When I say "toilet paper" I'm not even sure it would have been suitable as that, the paper was very thin and the ink looked like it'd smear. This kinda relegates it from at least useful for something, to useless.

I have no problem with people believing whatever bullshit they want, my point is that they should not be brainwashed by adults before they can make their own minds up. By intentionally screwing with the child's development you are damaging them further down the line. They have multiple layers of bullshit filter to apply "yes this is totally impossible, implausible and frankly laughable, but it has the word religion attached to it, therefor it must be totally true and accurate". Instead of "this is totally implausible, unless I see proof, I call bullshit".

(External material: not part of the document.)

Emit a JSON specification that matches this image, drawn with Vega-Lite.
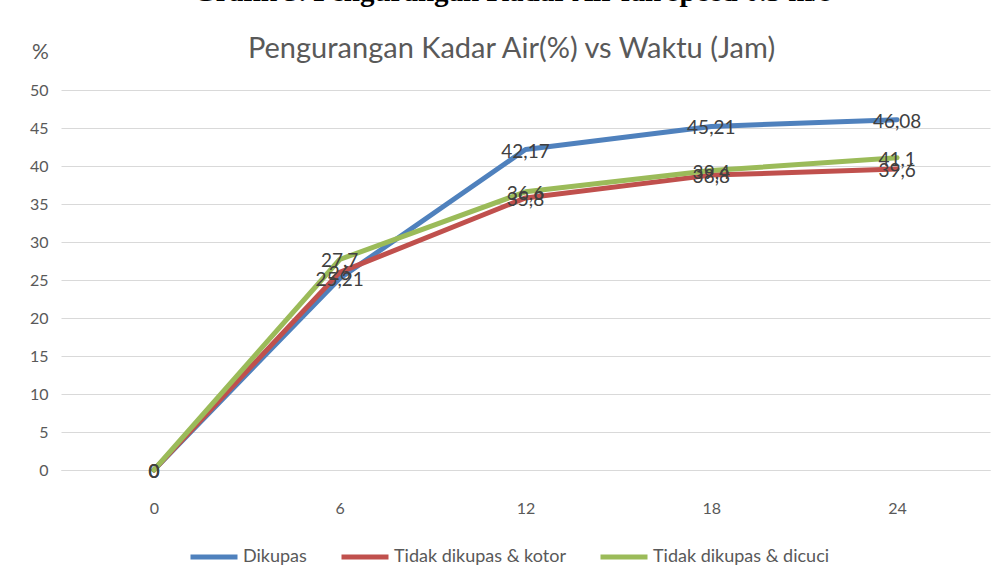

When you inject barbs of control in before they're detected it leaves them wide open to exploitation too, whether it's the Pedophile Party headquartered in the Vatican or the suicide bomber schools. All of it is organizations where men exploit others with the promise of rewards from the invisible man. Those texts slip in so you believe those rewards to be absolute and true, and the people in charge of the organizations are actually in a position to give them, if you do their bidding.

It's the passing on of beliefs that continue to fuel many of the worlds problems, where people "know" that say "gay people should be killed" but don't know how they came to that conclusion, they just know because they've always known. They know because they've been indoctrinated by religious dogma before they could tell it was dogma. Long standing issues gradually fade out if there is no fuel continually fed onto them. When people are raised to be as hardline as their parents / teachers etc there is never compromise. We stagnate as a species. When generation after generation are taught that some badly written fiction written by people who thought the world was flat is the indisputable truth, and that any actual provable, repeatable science that proves it's false, should be ignored or dismissed, we're going backwards as a species. This is devolution, not evolution.